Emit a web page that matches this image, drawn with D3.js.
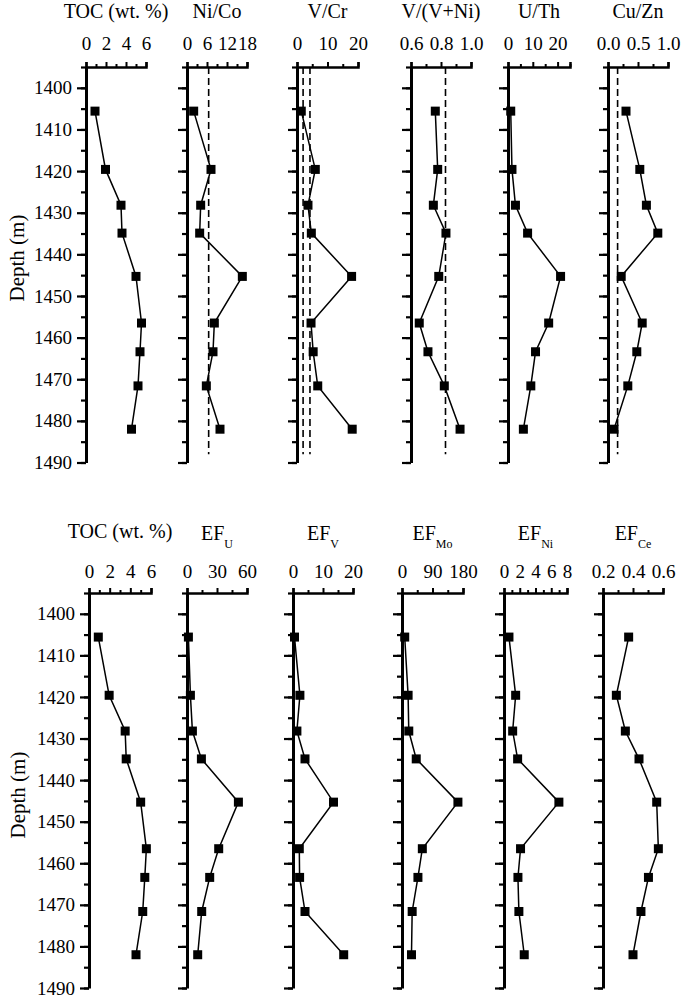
<!DOCTYPE html>
<html lang="en">
  <head>
  <title>Geochemical profiles</title>
    <style>
      body { margin: 0; background: #fff; }
      svg text { font-family: 'Liberation Serif', 'Times New Roman', 'DejaVu Serif', serif !important; fill: #000; }
      .axis path, .axis line { stroke: #000; }
      .axis text { font-size: 19px; }
    </style>
  </head>
  <body>
<div id="my_dataviz"></div>
    <script src="https://d3js.org/d3.v7.min.js"></script>
    <script>
    var serif = "'Liberation Serif', 'Times New Roman', 'DejaVu Serif', serif";

    // sample depths (m), shared by every panel
    var depth = [1405.6, 1419.6, 1428.2, 1434.9, 1445.3, 1456.5, 1463.4, 1471.6, 1482.0];

    // top row
    var toc   = [0.9, 1.95, 3.5, 3.6, 5.0, 5.55, 5.4, 5.2, 4.55];
    var niCo  = [2.0, 7.2, 4.1, 3.8, 16.6, 8.2, 7.8, 5.8, 9.9];
    var vCr   = [1.4, 6.0, 3.6, 4.7, 17.9, 4.6, 5.3, 6.8, 18.1];
    var vVNi  = [0.762, 0.778, 0.749, 0.833, 0.785, 0.655, 0.713, 0.822, 0.927];
    var uTh   = [1.1, 1.6, 3.0, 7.9, 21.2, 16.4, 11.1, 9.2, 6.2];
    var cuZn  = [0.30, 0.53, 0.64, 0.83, 0.22, 0.57, 0.48, 0.33, 0.10];

    // bottom row
    var efU   = [1.4, 3.4, 5.4, 14.4, 51.4, 31.7, 22.7, 14.7, 10.7];
    var efV   = [0.5, 2.3, 1.3, 4.0, 13.5, 2.1, 2.2, 4.0, 16.9];
    var efMo  = [8, 18, 20, 42, 165, 60, 47, 30, 28];
    var efNi  = [0.63, 1.48, 1.1, 1.73, 6.97, 2.1, 1.77, 1.89, 2.57];
    var efCe  = [0.371, 0.289, 0.349, 0.44, 0.558, 0.569, 0.503, 0.453, 0.40];

    // threshold lines
    var niCoLines = [6.5];
    var vCrLines  = [2, 4.25];
    var vVNiLines = [0.83];
    var cuZnLines = [0.16];

    var depthDomain = [1395, 1490];
    var depthTicks = d3.range(1400, 1491, 10);
    var depthMinor = d3.range(1395, 1491, 5);

    var rows = [
      { top: 67, bottom: 462.5, titleY: 17.5, pad: 12, labelY: 258, labelX: 24 },
      { top: 593, bottom: 988, titleY: 538, pad: 10, labelY: 795, labelX: 25 }
    ];

    var panels = [
      { row: 0, left: 86,  width: 60, title: "TOC (wt. %)", values: toc,  domain: [0, 6],   ticks: d3.range(0, 6.01, 1),   major: [0, 2, 4, 6], lines: [], fmt: "d" },
      { row: 0, left: 187, width: 60, title: "Ni/Co",       values: niCo, domain: [0, 18],  ticks: d3.range(0, 18.1, 3),   major: [0, 6, 12, 18], lines: niCoLines, fmt: "d" },
      { row: 0, left: 297, width: 61, title: "V/Cr",        values: vCr,  domain: [0, 20],  ticks: d3.range(0, 20.1, 5),   major: [0, 10, 20], lines: vCrLines, fmt: "d" },
      { row: 0, left: 411, width: 60, title: "V/(V+Ni)",    values: vVNi, domain: [0.6, 1], ticks: [0.6, 0.7, 0.8, 0.9, 1.0], major: [0.6, 0.8, 1.0], lines: vVNiLines, fmt: ".1f" },
      { row: 0, left: 508, width: 62, title: "U/Th",        values: uTh,  domain: [0, 25],  ticks: d3.range(0, 25.1, 5),   major: [0, 10, 20], lines: [], fmt: "d" },
      { row: 0, left: 608, width: 60, title: "Cu/Zn",       values: cuZn, domain: [0, 1],   ticks: [0, 0.25, 0.5, 0.75, 1], major: [0, 0.5, 1.0], lines: cuZnLines, fmt: ".1f" },

      { row: 1, left: 89,  width: 62, title: "TOC (wt. %)", values: toc,  domain: [0, 6],   ticks: d3.range(0, 6.01, 1),   major: [0, 2, 4, 6], lines: [], fmt: "d" },
      { row: 1, left: 187, width: 60, title: "EF", sub: "U",  values: efU,  domain: [0, 60],  ticks: d3.range(0, 60.1, 15), major: [0, 30, 60], lines: [], fmt: "d" },
      { row: 1, left: 293, width: 60, title: "EF", sub: "V",  values: efV,  domain: [0, 20],  ticks: d3.range(0, 20.1, 5),  major: [0, 10, 20], lines: [], fmt: "d" },
      { row: 1, left: 402, width: 61, title: "EF", sub: "Mo", values: efMo, domain: [0, 180], ticks: d3.range(0, 181, 45),  major: [0, 90, 180], lines: [], fmt: "d" },
      { row: 1, left: 504, width: 63, title: "EF", sub: "Ni", values: efNi, domain: [0, 8],   ticks: d3.range(0, 8.01, 1),  major: [0, 2, 4, 6, 8], lines: [], fmt: "d" },
      { row: 1, left: 603, width: 60, title: "EF", sub: "Ce", values: efCe, domain: [0.2, 0.6], ticks: [0.2, 0.3, 0.4, 0.5, 0.6], major: [0.2, 0.4, 0.6], lines: [], fmt: ".1f" }
    ];

    var svg = d3.select("#my_dataviz")
        .append("svg")
        .attr("width", 685)
        .attr("height", 1001)
        .attr("font-family", serif);

    rows.forEach(function(r) {
      svg.append("text")
          .attr("transform", "translate(" + r.labelX + "," + r.labelY + ") rotate(-90)")
          .attr("text-anchor", "middle")
          .style("font-family", serif)
          .style("font-size", "21px")
          .text("Depth (m)");
    });

    panels.forEach(function(p, i) {
      var r = rows[p.row];
      var first = (i === 0 || panels[i - 1].row !== p.row);

      var x = d3.scaleLinear().domain(p.domain).range([p.left, p.left + p.width]);
      var y = d3.scaleLinear().domain(depthDomain).range([r.top, r.bottom]);

      var g = svg.append("g");

      // threshold dashed lines
      g.selectAll(".thr")
        .data(p.lines)
        .enter().append("line")
          .attr("x1", function(d) { return x(d); })
          .attr("x2", function(d) { return x(d); })
          .attr("y1", y(1395))
          .attr("y2", y(1488))
          .attr("stroke", "#000")
          .attr("stroke-width", 1.6)
          .attr("stroke-dasharray", "7,4");

      // top axis: minor then major
      var minor = p.ticks.filter(function(t) {
        return !p.major.some(function(m) { return Math.abs(m - t) < 1e-9; });
      });
      g.append("g")
          .attr("class", "axis")
          .attr("transform", "translate(0," + r.top + ")")
          .call(d3.axisTop(x).tickValues(minor).tickSize(3).tickSizeOuter(0).tickFormat(""))
          .call(function(a) { a.select(".domain").remove(); a.selectAll("line").attr("stroke-width", 2); });
      g.append("g")
          .attr("class", "axis")
          .attr("transform", "translate(0," + r.top + ")")
          .call(d3.axisTop(x).tickValues(p.major).tickSize(5).tickSizeOuter(5).tickPadding(r.pad).tickFormat(d3.format(p.fmt)))
          .call(function(a) {
            a.attr("font-family", serif).attr("font-size", 19);
            a.selectAll("text").style("font-family", serif);
            a.select(".domain").attr("stroke-width", 2.5);
            a.selectAll("line").attr("stroke-width", 2);
          });

      // depth axis
      g.append("g")
          .attr("class", "axis")
          .attr("transform", "translate(" + p.left + ",0)")
          .call(d3.axisLeft(y).tickValues(depthMinor).tickSize(5).tickSizeOuter(0).tickFormat(""))
          .call(function(a) { a.select(".domain").remove(); a.selectAll("line").attr("stroke-width", 2.2); });
      g.append("g")
          .attr("class", "axis")
          .attr("transform", "translate(" + p.left + ",0)")
          .call(d3.axisLeft(y).tickValues(depthTicks).tickSize(9).tickSizeOuter(0).tickPadding(5)
                .tickFormat(first ? d3.format("d") : ""))
          .call(function(a) {
            a.attr("font-family", serif).attr("font-size", 19);
            a.selectAll("text").style("font-family", serif);
            a.select(".domain").attr("stroke-width", 3);
            a.selectAll("line").attr("stroke-width", 2.2);
          });

      // title
      var t = g.append("text")
          .attr("x", p.left + p.width / 2)
          .attr("y", p.sub ? r.titleY + 2 : r.titleY)
          .attr("text-anchor", "middle")
          .style("font-family", serif)
          .style("font-size", "20px")
          .text(p.title);
      if (p.sub) {
        t.append("tspan")
            .attr("dy", 8)
            .style("font-size", "12px")
            .text(p.sub);
      }

      // profile line + markers
      var pts = p.values.map(function(v, k) { return [v, depth[k]]; });
      g.append("path")
          .datum(pts)
          .attr("fill", "none")
          .attr("stroke", "#000")
          .attr("stroke-width", 1.5)
          .attr("d", d3.line()
              .x(function(d) { return x(d[0]); })
              .y(function(d) { return y(d[1]); }));

      g.selectAll(".pt")
        .data(pts)
        .enter().append("rect")
          .attr("x", function(d) { return x(d[0]) - 4.5; })
          .attr("y", function(d) { return y(d[1]) - 4.5; })
          .attr("width", 9)
          .attr("height", 9)
          .attr("fill", "#000");
    });
    </script>
  </body>
</html>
☆ ☆ ☆ ☆ ☆ ☆ ☆
**Task description**
Your task is to reproduce exactly the lines from the start of the data above through the line containing "0.48, 0.33, 0.10];", leaving every picture out.

**Exercise solution**
Emit a web page that matches this image, drawn with D3.js.
<!DOCTYPE html>
<html lang="en">
  <head>
  <title>Geochemical profiles</title>
    <style>
      body { margin: 0; background: #fff; }
      svg text { font-family: 'Liberation Serif', 'Times New Roman', 'DejaVu Serif', serif !important; fill: #000; }
      .axis path, .axis line { stroke: #000; }
      .axis text { font-size: 19px; }
    </style>
  </head>
  <body>
<div id="my_dataviz"></div>
    <script src="https://d3js.org/d3.v7.min.js"></script>
    <script>
    var serif = "'Liberation Serif', 'Times New Roman', 'DejaVu Serif', serif";

    // sample depths (m), shared by every panel
    var depth = [1405.6, 1419.6, 1428.2, 1434.9, 1445.3, 1456.5, 1463.4, 1471.6, 1482.0];

    // top row
    var toc   = [0.9, 1.95, 3.5, 3.6, 5.0, 5.55, 5.4, 5.2, 4.55];
    var niCo  = [2.0, 7.2, 4.1, 3.8, 16.6, 8.2, 7.8, 5.8, 9.9];
    var vCr   = [1.4, 6.0, 3.6, 4.7, 17.9, 4.6, 5.3, 6.8, 18.1];
    var vVNi  = [0.762, 0.778, 0.749, 0.833, 0.785, 0.655, 0.713, 0.822, 0.927];
    var uTh   = [1.1, 1.6, 3.0, 7.9, 21.2, 16.4, 11.1, 9.2, 6.2];
    var cuZn  = [0.30, 0.53, 0.64, 0.83, 0.22, 0.57, 0.48, 0.33, 0.10];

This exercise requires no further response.